> [COLLECTED DATA]:
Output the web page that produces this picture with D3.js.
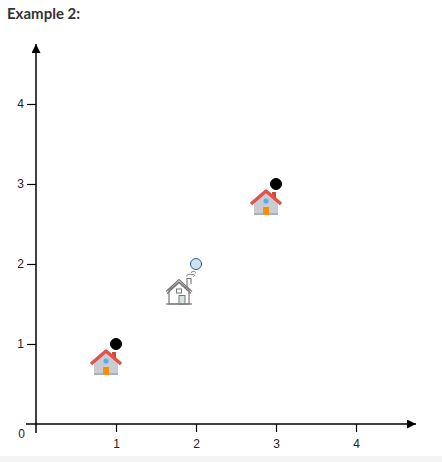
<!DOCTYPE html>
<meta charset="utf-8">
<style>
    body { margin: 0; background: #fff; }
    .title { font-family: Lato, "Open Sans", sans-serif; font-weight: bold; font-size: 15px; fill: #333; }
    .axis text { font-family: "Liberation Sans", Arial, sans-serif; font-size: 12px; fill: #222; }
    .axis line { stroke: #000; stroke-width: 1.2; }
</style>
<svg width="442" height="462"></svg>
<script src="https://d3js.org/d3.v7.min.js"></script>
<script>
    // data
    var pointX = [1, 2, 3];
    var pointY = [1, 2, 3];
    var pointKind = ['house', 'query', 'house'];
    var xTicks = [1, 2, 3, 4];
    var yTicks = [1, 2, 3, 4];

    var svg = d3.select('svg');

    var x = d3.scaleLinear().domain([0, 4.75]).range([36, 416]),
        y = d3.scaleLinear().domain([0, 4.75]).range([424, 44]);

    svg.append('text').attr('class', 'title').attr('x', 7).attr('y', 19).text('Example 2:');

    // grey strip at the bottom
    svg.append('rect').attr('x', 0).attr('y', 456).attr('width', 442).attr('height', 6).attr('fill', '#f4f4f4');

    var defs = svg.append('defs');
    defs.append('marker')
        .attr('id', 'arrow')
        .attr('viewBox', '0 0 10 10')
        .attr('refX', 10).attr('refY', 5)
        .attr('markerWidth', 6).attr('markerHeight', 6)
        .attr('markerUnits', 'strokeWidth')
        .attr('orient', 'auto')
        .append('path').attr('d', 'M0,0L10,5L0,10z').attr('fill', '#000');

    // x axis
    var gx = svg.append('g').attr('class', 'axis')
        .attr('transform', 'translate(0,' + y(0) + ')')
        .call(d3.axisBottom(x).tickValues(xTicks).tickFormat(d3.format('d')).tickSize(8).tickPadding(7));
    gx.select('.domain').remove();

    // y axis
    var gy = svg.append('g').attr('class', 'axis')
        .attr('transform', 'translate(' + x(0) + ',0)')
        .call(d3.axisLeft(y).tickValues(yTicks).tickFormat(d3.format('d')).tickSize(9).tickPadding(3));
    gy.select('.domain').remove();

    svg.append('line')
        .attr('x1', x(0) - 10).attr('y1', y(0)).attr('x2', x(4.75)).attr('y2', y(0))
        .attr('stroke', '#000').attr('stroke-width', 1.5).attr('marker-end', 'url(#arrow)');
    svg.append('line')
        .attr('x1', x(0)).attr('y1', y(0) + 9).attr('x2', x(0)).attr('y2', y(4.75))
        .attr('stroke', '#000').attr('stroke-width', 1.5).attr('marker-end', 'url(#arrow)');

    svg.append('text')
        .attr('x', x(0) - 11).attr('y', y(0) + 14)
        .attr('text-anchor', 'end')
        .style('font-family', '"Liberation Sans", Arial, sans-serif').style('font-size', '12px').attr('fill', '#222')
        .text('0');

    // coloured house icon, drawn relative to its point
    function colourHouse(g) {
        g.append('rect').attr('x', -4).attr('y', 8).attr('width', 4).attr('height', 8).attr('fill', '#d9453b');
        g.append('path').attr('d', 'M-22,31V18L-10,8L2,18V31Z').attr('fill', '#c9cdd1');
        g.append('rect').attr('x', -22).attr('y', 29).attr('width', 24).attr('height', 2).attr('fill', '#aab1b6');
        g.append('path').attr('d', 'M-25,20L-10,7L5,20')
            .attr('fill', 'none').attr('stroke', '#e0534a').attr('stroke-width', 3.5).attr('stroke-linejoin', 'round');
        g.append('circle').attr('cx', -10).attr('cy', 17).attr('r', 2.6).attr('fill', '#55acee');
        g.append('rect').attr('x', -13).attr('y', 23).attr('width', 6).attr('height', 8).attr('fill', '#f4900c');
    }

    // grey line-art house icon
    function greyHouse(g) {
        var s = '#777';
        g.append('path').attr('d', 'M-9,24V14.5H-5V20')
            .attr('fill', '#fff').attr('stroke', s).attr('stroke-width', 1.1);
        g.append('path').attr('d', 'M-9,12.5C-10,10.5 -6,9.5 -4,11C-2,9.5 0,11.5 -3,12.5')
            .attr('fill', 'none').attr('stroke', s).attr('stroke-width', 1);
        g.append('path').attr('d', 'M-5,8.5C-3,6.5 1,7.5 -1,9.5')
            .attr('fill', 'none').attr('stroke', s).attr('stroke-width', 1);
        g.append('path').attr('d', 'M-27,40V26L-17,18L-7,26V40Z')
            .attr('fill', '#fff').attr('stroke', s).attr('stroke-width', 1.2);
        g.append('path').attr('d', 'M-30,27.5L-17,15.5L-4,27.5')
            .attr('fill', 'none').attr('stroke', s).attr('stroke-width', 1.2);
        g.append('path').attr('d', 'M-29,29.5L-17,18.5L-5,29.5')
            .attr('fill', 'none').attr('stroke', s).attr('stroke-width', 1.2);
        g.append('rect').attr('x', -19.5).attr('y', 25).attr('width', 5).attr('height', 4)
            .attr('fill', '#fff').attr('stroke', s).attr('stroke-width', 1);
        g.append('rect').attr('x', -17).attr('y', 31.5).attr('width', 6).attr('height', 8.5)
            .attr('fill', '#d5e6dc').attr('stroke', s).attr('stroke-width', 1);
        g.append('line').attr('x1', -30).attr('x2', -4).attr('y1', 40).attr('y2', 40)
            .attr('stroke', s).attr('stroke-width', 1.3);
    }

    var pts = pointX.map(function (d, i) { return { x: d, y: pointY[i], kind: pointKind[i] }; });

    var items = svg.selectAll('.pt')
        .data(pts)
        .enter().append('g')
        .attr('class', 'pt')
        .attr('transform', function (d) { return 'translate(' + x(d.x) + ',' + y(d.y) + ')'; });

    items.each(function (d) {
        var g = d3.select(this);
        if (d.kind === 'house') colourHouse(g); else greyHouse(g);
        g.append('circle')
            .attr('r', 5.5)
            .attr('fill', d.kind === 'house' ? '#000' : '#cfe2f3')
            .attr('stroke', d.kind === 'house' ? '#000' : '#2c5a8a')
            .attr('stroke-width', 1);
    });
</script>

> [TASK DIRECTIONS]: Reproduce the full material exactly, excluding the pictures.

> [EXERCISE OUTPUT]:
Output the web page that produces this picture with D3.js.
<!DOCTYPE html>
<meta charset="utf-8">
<style>
    body { margin: 0; background: #fff; }
    .title { font-family: Lato, "Open Sans", sans-serif; font-weight: bold; font-size: 15px; fill: #333; }
    .axis text { font-family: "Liberation Sans", Arial, sans-serif; font-size: 12px; fill: #222; }
    .axis line { stroke: #000; stroke-width: 1.2; }
</style>
<svg width="442" height="462"></svg>
<script src="https://d3js.org/d3.v7.min.js"></script>
<script>
    // data
    var pointX = [1, 2, 3];
    var pointY = [1, 2, 3];
    var pointKind = ['house', 'query', 'house'];
    var xTicks = [1, 2, 3, 4];
    var yTicks = [1, 2, 3, 4];

    var svg = d3.select('svg');

    var x = d3.scaleLinear().domain([0, 4.75]).range([36, 416]),
        y = d3.scaleLinear().domain([0, 4.75]).range([424, 44]);

    svg.append('text').attr('class', 'title').attr('x', 7).attr('y', 19).text('Example 2:');

    // grey strip at the bottom
    svg.append('rect').attr('x', 0).attr('y', 456).attr('width', 442).attr('height', 6).attr('fill', '#f4f4f4');

    var defs = svg.append('defs');
    defs.append('marker')
        .attr('id', 'arrow')
        .attr('viewBox', '0 0 10 10')
        .attr('refX', 10).attr('refY', 5)
        .attr('markerWidth', 6).attr('markerHeight', 6)
        .attr('markerUnits', 'strokeWidth')
        .attr('orient', 'auto')
        .append('path').attr('d', 'M0,0L10,5L0,10z').attr('fill', '#000');

    // x axis
    var gx = svg.append('g').attr('class', 'axis')
        .attr('transform', 'translate(0,' + y(0) + ')')
        .call(d3.axisBottom(x).tickValues(xTicks).tickFormat(d3.format('d')).tickSize(8).tickPadding(7));
    gx.select('.domain').remove();

    // y axis
    var gy = svg.append('g').attr('class', 'axis')
        .attr('transform', 'translate(' + x(0) + ',0)')
        .call(d3.axisLeft(y).tickValues(yTicks).tickFormat(d3.format('d')).tickSize(9).tickPadding(3));
    gy.select('.domain').remove();

    svg.append('line')
        .attr('x1', x(0) - 10).attr('y1', y(0)).attr('x2', x(4.75)).attr('y2', y(0))
        .attr('stroke', '#000').attr('stroke-width', 1.5).attr('marker-end', 'url(#arrow)');
    svg.append('line')
        .attr('x1', x(0)).attr('y1', y(0) + 9).attr('x2', x(0)).attr('y2', y(4.75))
        .attr('stroke', '#000').attr('stroke-width', 1.5).attr('marker-end', 'url(#arrow)');

    svg.append('text')
        .attr('x', x(0) - 11).attr('y', y(0) + 14)
        .attr('text-anchor', 'end')
        .style('font-family', '"Liberation Sans", Arial, sans-serif').style('font-size', '12px').attr('fill', '#222')
        .text('0');

    // coloured house icon, drawn relative to its point
    function colourHouse(g) {
        g.append('rect').attr('x', -4).attr('y', 8).attr('width', 4).attr('height', 8).attr('fill', '#d9453b');
        g.append('path').attr('d', 'M-22,31V18L-10,8L2,18V31Z').attr('fill', '#c9cdd1');
        g.append('rect').attr('x', -22).attr('y', 29).attr('width', 24).attr('height', 2).attr('fill', '#aab1b6');
        g.append('path').attr('d', 'M-25,20L-10,7L5,20')
            .attr('fill', 'none').attr('stroke', '#e0534a').attr('stroke-width', 3.5).attr('stroke-linejoin', 'round');
        g.append('circle').attr('cx', -10).attr('cy', 17).attr('r', 2.6).attr('fill', '#55acee');
        g.append('rect').attr('x', -13).attr('y', 23).attr('width', 6).attr('height', 8).attr('fill', '#f4900c');
    }

    // grey line-art house icon
    function greyHouse(g) {
        var s = '#777';
        g.append('path').attr('d', 'M-9,24V14.5H-5V20')
            .attr('fill', '#fff').attr('stroke', s).attr('stroke-width', 1.1);
        g.append('path').attr('d', 'M-9,12.5C-10,10.5 -6,9.5 -4,11C-2,9.5 0,11.5 -3,12.5')
            .attr('fill', 'none').attr('stroke', s).attr('stroke-width', 1);
        g.append('path').attr('d', 'M-5,8.5C-3,6.5 1,7.5 -1,9.5')
            .attr('fill', 'none').attr('stroke', s).attr('stroke-width', 1);
        g.append('path').attr('d', 'M-27,40V26L-17,18L-7,26V40Z')
            .attr('fill', '#fff').attr('stroke', s).attr('stroke-width', 1.2);
        g.append('path').attr('d', 'M-30,27.5L-17,15.5L-4,27.5')
            .attr('fill', 'none').attr('stroke', s).attr('stroke-width', 1.2);
        g.append('path').attr('d', 'M-29,29.5L-17,18.5L-5,29.5')
            .attr('fill', 'none').attr('stroke', s).attr('stroke-width', 1.2);
        g.append('rect').attr('x', -19.5).attr('y', 25).attr('width', 5).attr('height', 4)
            .attr('fill', '#fff').attr('stroke', s).attr('stroke-width', 1);
        g.append('rect').attr('x', -17).attr('y', 31.5).attr('width', 6).attr('height', 8.5)
            .attr('fill', '#d5e6dc').attr('stroke', s).attr('stroke-width', 1);
        g.append('line').attr('x1', -30).attr('x2', -4).attr('y1', 40).attr('y2', 40)
            .attr('stroke', s).attr('stroke-width', 1.3);
    }

    var pts = pointX.map(function (d, i) { return { x: d, y: pointY[i], kind: pointKind[i] }; });

    var items = svg.selectAll('.pt')
        .data(pts)
        .enter().append('g')
        .attr('class', 'pt')
        .attr('transform', function (d) { return 'translate(' + x(d.x) + ',' + y(d.y) + ')'; });

    items.each(function (d) {
        var g = d3.select(this);
        if (d.kind === 'house') colourHouse(g); else greyHouse(g);
        g.append('circle')
            .attr('r', 5.5)
            .attr('fill', d.kind === 'house' ? '#000' : '#cfe2f3')
            .attr('stroke', d.kind === 'house' ? '#000' : '#2c5a8a')
            .attr('stroke-width', 1);
    });
</script>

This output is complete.